● **Exercise**:
Starting with the first line below, extract each line through the one that contains "plt.rcParams['font.family'] = ['DejaVu Sans']", inclusive, excluding pictures.
▼▼▼
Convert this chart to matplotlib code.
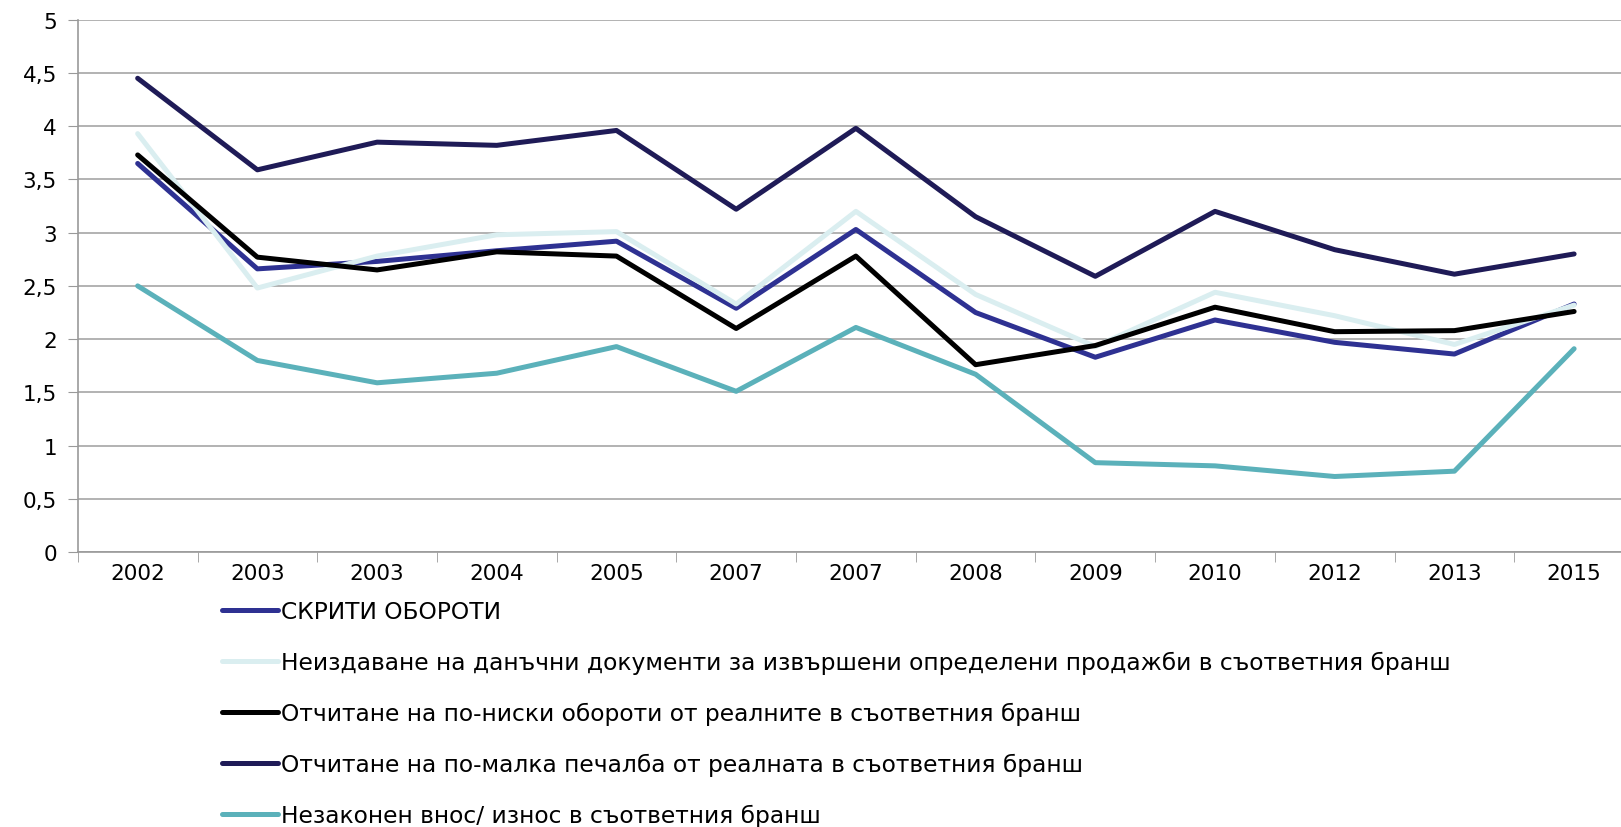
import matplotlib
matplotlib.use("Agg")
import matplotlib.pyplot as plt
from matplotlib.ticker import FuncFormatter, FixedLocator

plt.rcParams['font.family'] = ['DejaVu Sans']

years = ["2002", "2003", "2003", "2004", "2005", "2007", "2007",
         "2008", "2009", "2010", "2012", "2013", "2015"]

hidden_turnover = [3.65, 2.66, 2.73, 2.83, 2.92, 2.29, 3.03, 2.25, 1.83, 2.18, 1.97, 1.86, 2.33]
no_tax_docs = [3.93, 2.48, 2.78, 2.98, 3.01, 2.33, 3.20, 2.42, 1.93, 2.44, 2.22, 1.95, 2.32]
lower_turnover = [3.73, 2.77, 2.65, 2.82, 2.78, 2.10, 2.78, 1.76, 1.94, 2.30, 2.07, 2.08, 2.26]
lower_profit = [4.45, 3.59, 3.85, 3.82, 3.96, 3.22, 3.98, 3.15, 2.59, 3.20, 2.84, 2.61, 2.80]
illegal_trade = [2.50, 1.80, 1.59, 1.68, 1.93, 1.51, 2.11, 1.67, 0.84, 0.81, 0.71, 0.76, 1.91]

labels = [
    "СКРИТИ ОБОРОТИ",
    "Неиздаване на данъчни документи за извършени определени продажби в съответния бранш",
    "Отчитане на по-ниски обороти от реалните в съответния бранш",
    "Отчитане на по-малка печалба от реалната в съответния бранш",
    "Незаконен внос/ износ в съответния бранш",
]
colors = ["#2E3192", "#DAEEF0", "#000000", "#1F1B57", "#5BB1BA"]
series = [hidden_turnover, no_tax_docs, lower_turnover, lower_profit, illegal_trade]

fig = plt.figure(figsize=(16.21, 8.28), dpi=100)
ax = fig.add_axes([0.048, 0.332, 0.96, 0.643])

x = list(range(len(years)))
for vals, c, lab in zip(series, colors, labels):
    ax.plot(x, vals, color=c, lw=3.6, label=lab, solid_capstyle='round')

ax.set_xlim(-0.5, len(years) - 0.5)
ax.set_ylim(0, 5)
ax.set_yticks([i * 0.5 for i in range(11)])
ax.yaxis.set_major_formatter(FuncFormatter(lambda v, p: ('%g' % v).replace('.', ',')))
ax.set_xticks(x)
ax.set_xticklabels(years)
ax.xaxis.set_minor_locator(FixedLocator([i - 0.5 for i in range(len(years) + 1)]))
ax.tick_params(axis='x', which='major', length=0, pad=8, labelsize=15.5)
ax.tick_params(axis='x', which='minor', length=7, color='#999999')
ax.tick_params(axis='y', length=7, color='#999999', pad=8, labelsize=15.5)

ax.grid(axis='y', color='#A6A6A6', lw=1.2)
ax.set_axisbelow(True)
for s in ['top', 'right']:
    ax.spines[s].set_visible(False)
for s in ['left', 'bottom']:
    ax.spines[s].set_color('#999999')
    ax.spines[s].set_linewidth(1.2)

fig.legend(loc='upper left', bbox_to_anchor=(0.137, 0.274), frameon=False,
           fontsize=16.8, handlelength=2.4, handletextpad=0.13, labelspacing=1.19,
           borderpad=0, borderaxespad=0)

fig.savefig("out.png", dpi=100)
▲▲▲
● **Output below**:
Convert this chart to matplotlib code.
import matplotlib
matplotlib.use("Agg")
import matplotlib.pyplot as plt
from matplotlib.ticker import FuncFormatter, FixedLocator

plt.rcParams['font.family'] = ['DejaVu Sans']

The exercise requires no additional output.